Bugün hâlâ bir kesim, Gazi Mustafa Kemal Atatürk’ü “dinsizlikle” suçlamaya kalkıyor. Oysa Atatürk’ün karşı çıktığı din değil, dini kendi çıkarları için kullananlardı. O, Allah ile kul arasına girip, menfaat devşiren, halkı hurafelerle oyalayan, bilimi düşman gören zihniyete karşıydı.
Atatürk, muska yazıp satan, duaları ticarete çeviren, dine hizmet değil, dinden geçinen düzenbazlara karşıydı. Kur’an’ı mızrak ucuna takıp, Peygamber torununu katleden anlayışa karşıydı. İnançla alay eden değil, inancı sömürenlerle mücadele etti.

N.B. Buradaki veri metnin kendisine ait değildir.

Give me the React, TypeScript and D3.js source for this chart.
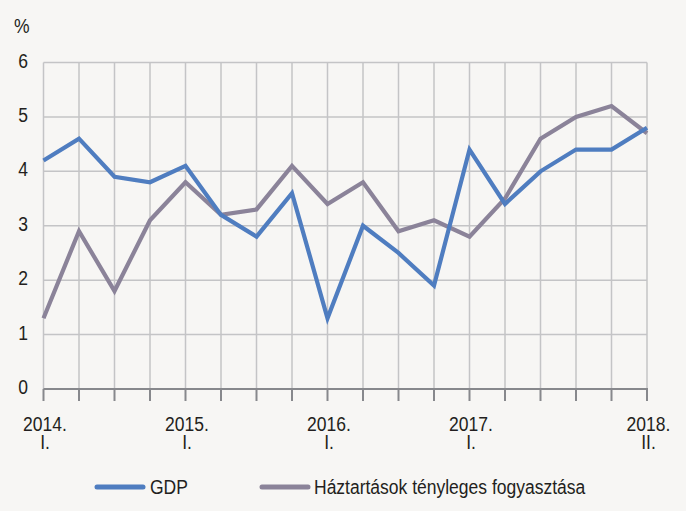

O ne Kur’an’a, ne İncil’e, ne Tevrat’a karşıydı. Ne Hz. Muhammed’e, ne Hz. İsa’ya, ne de Hz. Musa’ya karşıydı. Onların öğretilerini istismar edenlere, dinin saf kaynağını kirletenlere, Allah’ın adını kendi çıkarlarına alet edenlere karşıydı.
Atatürk, “Din vicdan işidir” diyordu. Çünkü biliyordu ki iman kalpte yaşanır, kürsülerde pazarlanmaz. O, dine değil; dini kullanarak halkı kandıranlara, insanları cehalete mahkûm edenlere savaş açtı.
Bugün hâlâ onun bu mücadelesini anlamayanlar, aynı hurafelerin, aynı çıkar ağlarının esiri olmaya devam ediyor.
Atatürk’ün derdi dinle değildi; dindarlık maskesi takmış sahtekarlarla, “iman” kisvesi altında halkı uyutanlarlaydı.
O yüzden bugün hâlâ Atatürk’e saldıranlar, aslında kendi çıkar düzenlerinin yıkılmasından korkanlardır. Çünkü Atatürk, halkın gözünü açtı, aklı ve bilimi rehber kıldı.
Ve en önemlisi — dini, din tüccarlarının elinden kurtardı.